Bailey pattern 4 and 4 1/2 planes

Bailey-pattern planes were designed by Leonard Bailey designed planes and worked for the Stanley company. From here on and throughout the series of articles, I will refer to this plane as the Stanley plane. I do not recommend modern Stanley planes of any type and I will cover this in days to come. The Record soothing plane is almost identical to the Stanley too. So it will be referred to either as a Stanley-type or Bailey-pattern plane.

Leonard Bailey was a cabinet maker in Boston, MA in the 19th century and designed a range of tools to use in his trade. Though he worked on his own, he later worked for the Stanley Rule and Level Co where designed the most famous of all plane designs we know as the Bailey-pattern plane. His designs became models for most plane makers subsequent to the mid-1800s.

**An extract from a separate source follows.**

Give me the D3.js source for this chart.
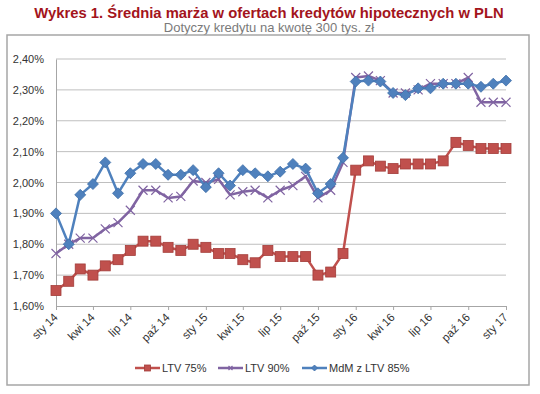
<!DOCTYPE html>
<html>
<head>
<meta charset="utf-8">
<script src="https://cdn.jsdelivr.net/npm/d3@7"></script>
<style>
  body { margin: 0; background: #fff; }
  svg { display: block; }
</style>
</head>
<body>
<div id="chart"></div>
<script>
// monthly margins (%), Jan 2014 - Jan 2017
const months = d3.timeMonths(new Date(2014, 0, 1), new Date(2017, 0, 2));
const ltv75 = [1.65, 1.68, 1.72, 1.70, 1.73, 1.75, 1.78, 1.81, 1.81, 1.79, 1.78, 1.80,
    1.79, 1.77, 1.77, 1.75, 1.74, 1.78, 1.76, 1.76, 1.76, 1.70, 1.71, 1.77,
    2.04, 2.07, 2.053, 2.045, 2.06, 2.06, 2.06, 2.07, 2.13, 2.12, 2.11, 2.11, 2.11];
const ltv90 = [1.77, 1.80, 1.82, 1.82, 1.85, 1.87, 1.91, 1.975, 1.975, 1.95, 1.955, 2.005,
    2.00, 2.01, 1.96, 1.97, 1.975, 1.95, 1.975, 1.99, 2.02, 1.95, 1.975, 2.065,
    2.34, 2.345, 2.33, 2.29, 2.29, 2.30, 2.32, 2.32, 2.32, 2.34, 2.26, 2.26, 2.26];
const mdm = [1.90, 1.80, 1.96, 1.995, 2.065, 1.965, 2.03, 2.06, 2.06, 2.025, 2.025, 2.04,
    1.985, 2.03, 1.99, 2.04, 2.03, 2.02, 2.035, 2.06, 2.045, 1.965, 1.995, 2.08,
    2.327, 2.33, 2.327, 2.29, 2.283, 2.305, 2.305, 2.32, 2.32, 2.32, 2.31, 2.32, 2.33];
const yTicks = [1.6, 1.7, 1.8, 1.9, 2.0, 2.1, 2.2, 2.3, 2.4];
const monthNames = ["sty", "lut", "mar", "kwi", "maj", "cze", "lip", "sie", "wrz", "paź", "lis", "gru"];

const series = [
    { name: "LTV 75%", values: ltv75, color: "#c0504d", marker: "square" },
    { name: "LTV 90%", values: ltv90, color: "#8064a2", marker: "cross" },
    { name: "MdM z LTV 85%", values: mdm, color: "#4f81bd", marker: "diamond" }
];

const svg = d3.select("#chart")
    .append("svg")
    .attr("width", 540)
    .attr("height", 394);

const plot = { left: 56, right: 506, top: 59, bottom: 306 };

// title
svg.append("text")
    .attr("x", 269)
    .attr("y", 18)
    .attr("text-anchor", "middle")
    .attr("font-family", "Liberation Sans, Arial, sans-serif")
    .attr("font-weight", "bold")
    .attr("font-size", 14.8)
    .attr("fill", "#a3141c")
    .text("Wykres 1. Średnia marża w ofertach kredytów hipotecznych w PLN");

svg.append("text")
    .attr("x", 269)
    .attr("y", 32)
    .attr("text-anchor", "middle")
    .attr("font-family", "Liberation Sans, Arial, sans-serif")
    .attr("font-size", 13)
    .attr("fill", "#7a7a7a")
    .text("Dotyczy kredytu na kwotę 300 tys. zł");

// chart frame
svg.append("rect")
    .attr("x", 7)
    .attr("y", 35)
    .attr("width", 522)
    .attr("height", 350)
    .attr("fill", "#fff")
    .attr("stroke", "#a6a6a6")
    .attr("stroke-width", 1.5);

const xScale = d3.scaleTime()
    .domain([months[0], months[months.length - 1]])
    .range([plot.left, plot.right]);

const yScale = d3.scaleLinear()
    .domain([1.6, 2.4])
    .range([plot.bottom, plot.top]);

// gridlines
svg.append("g")
    .selectAll("line")
    .data(yTicks.slice(1))
    .join("line")
    .attr("x1", plot.left)
    .attr("x2", plot.right)
    .attr("y1", d => yScale(d))
    .attr("y2", d => yScale(d))
    .attr("stroke", "#bfbfbf")
    .attr("stroke-width", 1);

// y axis
const yAxis = svg.append("g")
    .attr("transform", `translate(${plot.left},0)`)
    .call(d3.axisLeft(yScale)
        .tickValues(yTicks)
        .tickSize(0)
        .tickPadding(12)
        .tickFormat(d => d3.format(".2f")(d).replace(".", ",") + "%"));
yAxis.select(".domain").attr("stroke", "#a6a6a6");
yAxis.selectAll("text")
    .attr("font-family", "Liberation Sans, Arial, sans-serif")
    .attr("font-size", 11)
    .attr("fill", "#333");

// x axis
const quarterMonths = months.filter((d, i) => i % 3 === 0);
const xAxis = svg.append("g")
    .attr("transform", `translate(0,${plot.bottom})`)
    .call(d3.axisBottom(xScale)
        .tickValues(quarterMonths)
        .tickSize(4)
        .tickSizeOuter(0)
        .tickFormat(d => monthNames[d.getMonth()] + " " + String(d.getFullYear()).slice(2)));
xAxis.select(".domain").attr("stroke", "#a6a6a6");
xAxis.selectAll(".tick line").attr("stroke", "#a6a6a6");
xAxis.selectAll("text")
    .attr("font-family", "Liberation Sans, Arial, sans-serif")
    .attr("font-size", 11.5)
    .attr("fill", "#333")
    .attr("text-anchor", "end")
    .attr("dy", null)
    .attr("y", 0)
    .attr("transform", "translate(2,12) rotate(-45)");

// marker shapes
function drawMarker(g, type, color, size) {
    const h = size / 2;
    if (type === "square") {
        g.append("rect")
            .attr("x", -h).attr("y", -h)
            .attr("width", size).attr("height", size)
            .attr("fill", color)
            .attr("stroke", "#a33d3a")
            .attr("stroke-width", 0.8);
    } else if (type === "diamond") {
        g.append("path")
            .attr("d", `M0,${-h - 1}L${h + 1},0L0,${h + 1}L${-h - 1},0Z`)
            .attr("fill", color)
            .attr("stroke", "#3f6fa8")
            .attr("stroke-width", 0.8);
    } else {
        g.append("path")
            .attr("d", `M${-h},${-h}L${h},${h}M${-h},${h}L${h},${-h}`)
            .attr("stroke", color)
            .attr("stroke-width", 1.2)
            .attr("fill", "none");
    }
}

const line = d3.line()
    .x((d, i) => xScale(months[i]))
    .y(d => yScale(d));

series.forEach(s => {
    const g = svg.append("g");
    g.append("path")
        .datum(s.values)
        .attr("d", line)
        .attr("fill", "none")
        .attr("stroke", s.color)
        .attr("stroke-width", 2.5)
        .attr("stroke-linejoin", "round");
    g.selectAll("g.m")
        .data(s.values)
        .join("g")
        .attr("class", "m")
        .attr("transform", (d, i) => `translate(${xScale(months[i])},${yScale(d)})`)
        .each(function () {
            drawMarker(d3.select(this), s.marker, s.color, s.marker === "square" ? 10 : 9);
        });
});

// legend
const legendX = [135, 218, 302];
const legend = svg.append("g");
series.forEach((s, i) => {
    const g = legend.append("g").attr("transform", `translate(${legendX[i]},368)`);
    g.append("line")
        .attr("x1", 0).attr("x2", 25)
        .attr("stroke", s.color)
        .attr("stroke-width", 2.5);
    drawMarker(g.append("g").attr("transform", "translate(12.5,0)"), s.marker, s.color, s.marker === "square" ? 6 : 4);
    g.append("text")
        .attr("x", 27)
        .attr("y", 4)
        .attr("font-family", "Liberation Sans, Arial, sans-serif")
        .attr("font-size", 11)
        .attr("fill", "#333")
        .text(s.name);
});
</script>
</body>
</html>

Working for Stanley Rule and Level, Bailey designed prototype planes of all types including  full range of bench planes, block planes, scrapers and spokeshaves. His highly developed innovations changed only minimally through the decades and many Stanley type planes still carry the name of Bailey in the sole casting.  One of Bailey’s first patents, in 1855, describes a scraper plane with an adjustable cutter. The blade pivoted right above the sole of the tool, which allowed the user to adjust the depth of cut bust suited to the task. I donlt care for scraper planes because the £80 scraper is equal to any task and though it cannot level surfaces, the scraper plane is not ideal for this either. Combining a bench plane with the scraper plane is the ideal alliance for this work.

This is my opener to introduce the Bailey pattern bench plane and particularly the smoothing planes. This will be a series of articles to help you determine what you really need to work wood successfully. I think that it will prove interesting and informative.

2 comments

  1. Herb Cottrell says:

    Paul – really looking forward to this series, as your guidance on the use of hand tools has made a tremendous difference in my approach and skill level so far. Is it possible that at some point in the future you could do a series on moulding planes? Having just purchased a few, I am learning some things based on your previous writings and the sessions at the show, but would love to know more (and really need to). Thanks so much for all you share…I cannot begin to tell you how excited I am about working with wood at this juncture in my life – developing these skills was something I only dreamed about until recently. Now I am tethered to my workbench and loving it. H

  2. J Guengerich says:

    With only one 4 1/2 but a small collection of 4s I’m looking forward to this series too. Working on my bench’s top I’m finding that they are valuable at telling me what is going on, something that my 6, 5 or 5 1/2 aren’t as capable of, with their longer soles.